Dataset entries:
★ ★ ★ ★ ★
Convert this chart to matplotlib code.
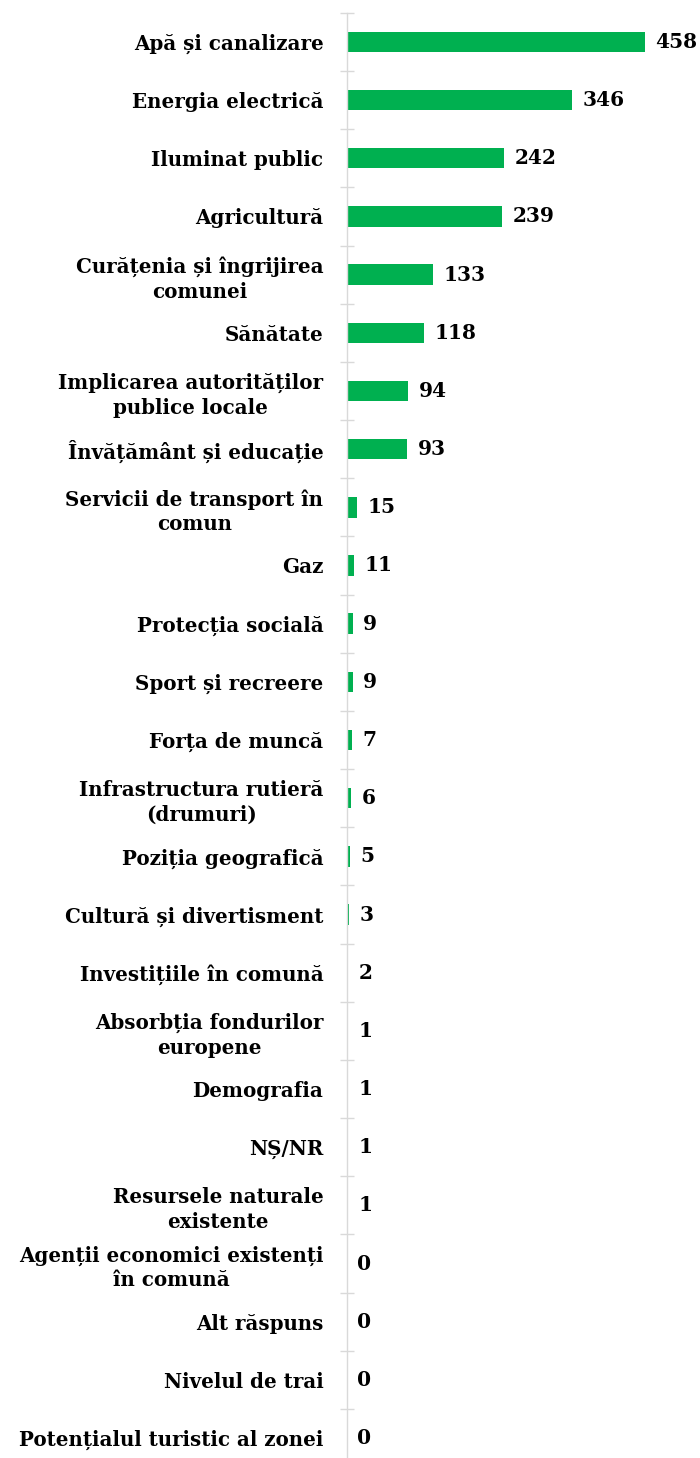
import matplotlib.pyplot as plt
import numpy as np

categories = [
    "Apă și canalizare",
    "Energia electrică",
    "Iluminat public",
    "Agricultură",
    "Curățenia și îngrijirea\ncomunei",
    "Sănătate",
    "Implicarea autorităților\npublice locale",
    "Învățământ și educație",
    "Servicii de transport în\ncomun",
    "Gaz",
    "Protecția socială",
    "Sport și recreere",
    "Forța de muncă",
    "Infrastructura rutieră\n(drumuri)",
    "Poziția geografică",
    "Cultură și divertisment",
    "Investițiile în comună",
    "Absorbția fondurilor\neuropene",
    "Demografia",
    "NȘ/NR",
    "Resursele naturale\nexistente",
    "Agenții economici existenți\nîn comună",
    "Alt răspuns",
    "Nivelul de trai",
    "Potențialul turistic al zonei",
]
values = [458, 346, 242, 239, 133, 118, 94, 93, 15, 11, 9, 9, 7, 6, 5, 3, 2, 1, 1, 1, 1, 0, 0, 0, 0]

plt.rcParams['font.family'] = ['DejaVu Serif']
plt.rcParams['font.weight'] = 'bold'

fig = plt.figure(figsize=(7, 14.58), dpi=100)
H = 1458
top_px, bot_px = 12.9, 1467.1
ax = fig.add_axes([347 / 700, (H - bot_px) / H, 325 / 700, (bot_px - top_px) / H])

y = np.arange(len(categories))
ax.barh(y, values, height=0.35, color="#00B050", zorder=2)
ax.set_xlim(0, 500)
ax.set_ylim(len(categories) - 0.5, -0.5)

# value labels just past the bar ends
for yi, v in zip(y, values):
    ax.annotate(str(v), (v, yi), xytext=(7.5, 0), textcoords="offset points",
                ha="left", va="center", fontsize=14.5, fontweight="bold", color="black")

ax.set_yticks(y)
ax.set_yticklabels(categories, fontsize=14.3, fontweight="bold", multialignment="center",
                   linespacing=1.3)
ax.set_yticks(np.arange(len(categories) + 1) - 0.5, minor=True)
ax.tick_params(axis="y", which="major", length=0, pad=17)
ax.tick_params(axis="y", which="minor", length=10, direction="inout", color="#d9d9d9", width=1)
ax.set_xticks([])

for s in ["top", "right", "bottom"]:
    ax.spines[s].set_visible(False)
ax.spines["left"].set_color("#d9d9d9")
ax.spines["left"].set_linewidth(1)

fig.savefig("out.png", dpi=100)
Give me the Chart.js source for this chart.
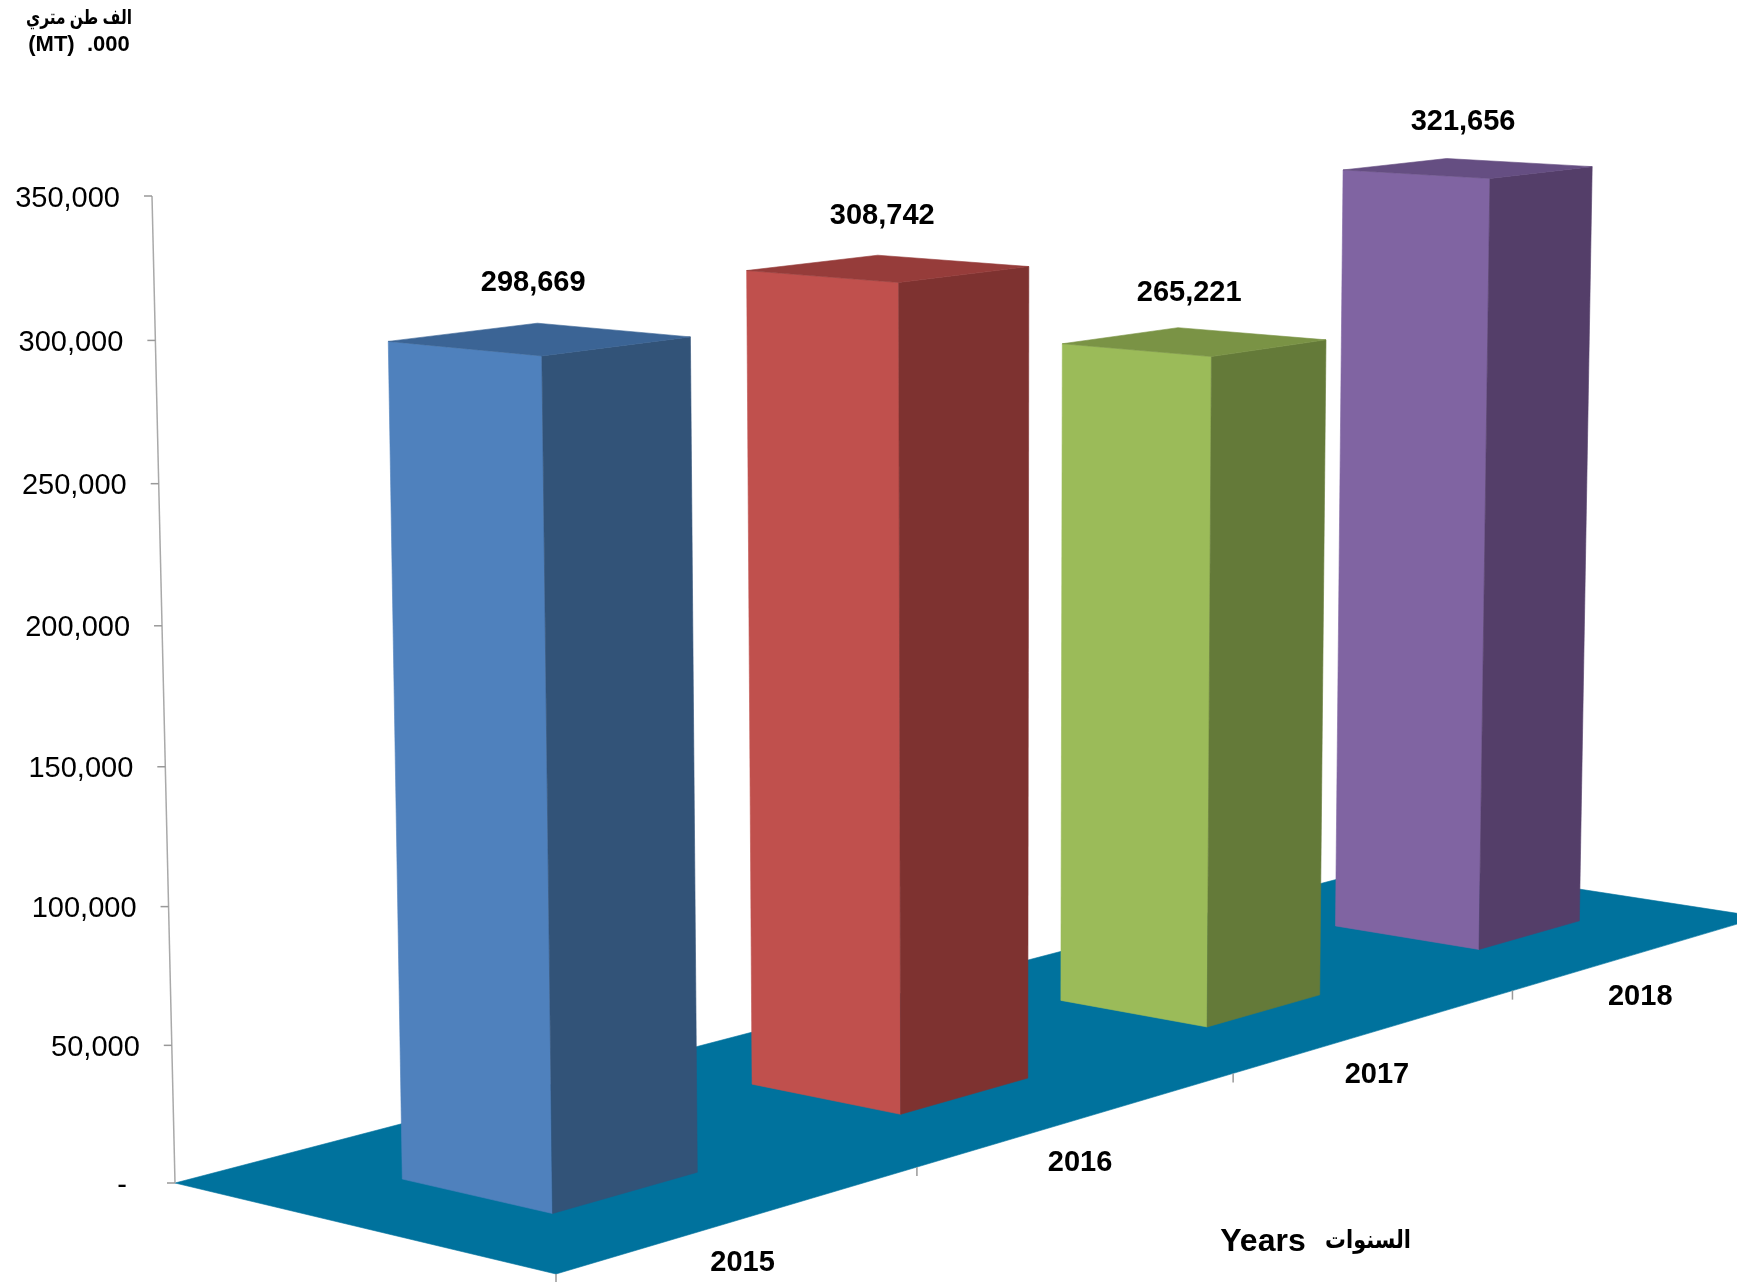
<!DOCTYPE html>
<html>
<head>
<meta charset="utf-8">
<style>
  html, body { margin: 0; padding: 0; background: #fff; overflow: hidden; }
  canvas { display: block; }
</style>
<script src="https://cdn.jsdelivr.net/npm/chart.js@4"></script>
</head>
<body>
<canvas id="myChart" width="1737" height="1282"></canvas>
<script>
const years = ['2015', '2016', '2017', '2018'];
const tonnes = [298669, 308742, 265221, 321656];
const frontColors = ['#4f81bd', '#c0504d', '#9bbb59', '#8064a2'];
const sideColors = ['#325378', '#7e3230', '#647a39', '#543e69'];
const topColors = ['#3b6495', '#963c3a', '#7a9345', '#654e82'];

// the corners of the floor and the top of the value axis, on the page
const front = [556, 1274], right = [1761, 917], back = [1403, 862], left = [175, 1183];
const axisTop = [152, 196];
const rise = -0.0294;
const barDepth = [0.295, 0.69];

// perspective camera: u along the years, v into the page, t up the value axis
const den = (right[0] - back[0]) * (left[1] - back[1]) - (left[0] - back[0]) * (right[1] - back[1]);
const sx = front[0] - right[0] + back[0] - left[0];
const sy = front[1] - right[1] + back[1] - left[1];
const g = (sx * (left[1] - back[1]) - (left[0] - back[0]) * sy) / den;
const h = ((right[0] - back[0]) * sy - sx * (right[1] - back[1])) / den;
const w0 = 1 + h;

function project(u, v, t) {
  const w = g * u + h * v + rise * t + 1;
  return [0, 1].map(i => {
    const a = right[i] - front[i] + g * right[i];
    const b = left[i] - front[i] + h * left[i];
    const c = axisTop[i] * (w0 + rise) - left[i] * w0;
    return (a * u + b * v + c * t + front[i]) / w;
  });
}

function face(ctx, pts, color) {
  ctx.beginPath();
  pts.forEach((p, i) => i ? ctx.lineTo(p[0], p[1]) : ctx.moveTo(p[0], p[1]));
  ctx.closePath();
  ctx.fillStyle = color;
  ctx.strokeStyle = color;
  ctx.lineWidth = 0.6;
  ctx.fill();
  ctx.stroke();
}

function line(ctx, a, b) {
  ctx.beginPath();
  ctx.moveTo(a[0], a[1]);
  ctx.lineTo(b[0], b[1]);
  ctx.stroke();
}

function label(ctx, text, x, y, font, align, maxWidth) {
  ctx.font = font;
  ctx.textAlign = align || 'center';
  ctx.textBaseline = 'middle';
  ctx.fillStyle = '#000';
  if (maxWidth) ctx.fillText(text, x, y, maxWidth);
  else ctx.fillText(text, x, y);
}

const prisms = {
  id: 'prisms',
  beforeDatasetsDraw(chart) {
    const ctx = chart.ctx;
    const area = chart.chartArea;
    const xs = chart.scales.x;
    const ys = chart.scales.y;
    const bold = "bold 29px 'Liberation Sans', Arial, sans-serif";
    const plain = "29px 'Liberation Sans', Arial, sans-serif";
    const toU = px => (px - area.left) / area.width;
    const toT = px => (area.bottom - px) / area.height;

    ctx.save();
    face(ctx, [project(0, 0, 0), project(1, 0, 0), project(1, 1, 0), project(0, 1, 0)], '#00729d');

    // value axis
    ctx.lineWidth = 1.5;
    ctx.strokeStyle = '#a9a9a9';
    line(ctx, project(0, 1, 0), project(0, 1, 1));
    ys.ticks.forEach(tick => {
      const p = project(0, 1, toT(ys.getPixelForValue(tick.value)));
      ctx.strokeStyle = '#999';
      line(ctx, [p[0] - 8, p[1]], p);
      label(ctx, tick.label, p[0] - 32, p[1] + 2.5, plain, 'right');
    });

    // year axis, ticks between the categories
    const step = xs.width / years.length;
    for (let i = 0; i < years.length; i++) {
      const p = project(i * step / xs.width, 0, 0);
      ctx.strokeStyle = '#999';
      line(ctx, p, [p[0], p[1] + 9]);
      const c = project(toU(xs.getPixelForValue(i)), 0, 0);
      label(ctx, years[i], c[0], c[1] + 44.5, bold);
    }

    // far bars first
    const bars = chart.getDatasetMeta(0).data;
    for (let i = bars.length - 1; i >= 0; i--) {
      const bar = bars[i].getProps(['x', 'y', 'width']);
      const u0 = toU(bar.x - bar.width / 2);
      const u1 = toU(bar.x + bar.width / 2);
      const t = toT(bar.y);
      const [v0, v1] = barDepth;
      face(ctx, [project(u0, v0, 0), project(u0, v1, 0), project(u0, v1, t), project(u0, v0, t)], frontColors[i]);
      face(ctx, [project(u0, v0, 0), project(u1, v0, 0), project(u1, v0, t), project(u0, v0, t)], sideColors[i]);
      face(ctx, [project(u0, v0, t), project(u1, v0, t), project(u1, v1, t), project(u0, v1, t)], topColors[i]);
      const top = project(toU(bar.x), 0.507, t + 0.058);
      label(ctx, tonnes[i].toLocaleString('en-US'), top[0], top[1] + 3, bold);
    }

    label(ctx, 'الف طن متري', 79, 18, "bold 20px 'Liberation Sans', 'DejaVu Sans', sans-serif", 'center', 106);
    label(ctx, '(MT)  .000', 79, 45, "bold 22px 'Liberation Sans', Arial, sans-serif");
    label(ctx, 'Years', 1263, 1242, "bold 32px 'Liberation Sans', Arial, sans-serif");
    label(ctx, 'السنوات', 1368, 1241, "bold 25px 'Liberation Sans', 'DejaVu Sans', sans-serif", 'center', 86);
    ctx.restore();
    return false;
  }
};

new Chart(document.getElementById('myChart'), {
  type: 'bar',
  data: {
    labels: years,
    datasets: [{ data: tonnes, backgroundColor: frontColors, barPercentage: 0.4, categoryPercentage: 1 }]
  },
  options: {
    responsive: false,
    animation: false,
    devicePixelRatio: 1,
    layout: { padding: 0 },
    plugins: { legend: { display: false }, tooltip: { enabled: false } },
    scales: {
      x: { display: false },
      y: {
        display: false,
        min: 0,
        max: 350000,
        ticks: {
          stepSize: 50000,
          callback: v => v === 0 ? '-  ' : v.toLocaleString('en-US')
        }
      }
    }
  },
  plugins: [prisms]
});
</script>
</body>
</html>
★ ★ ★ ★ ★
> [Exercise directions]: Starting at the first line of the material, output exactly the lines up to and including the one with "import numpy as np". Do not include the pictures.

> [Answer below]:
Convert this chart to matplotlib code.
import matplotlib.pyplot as plt
import numpy as np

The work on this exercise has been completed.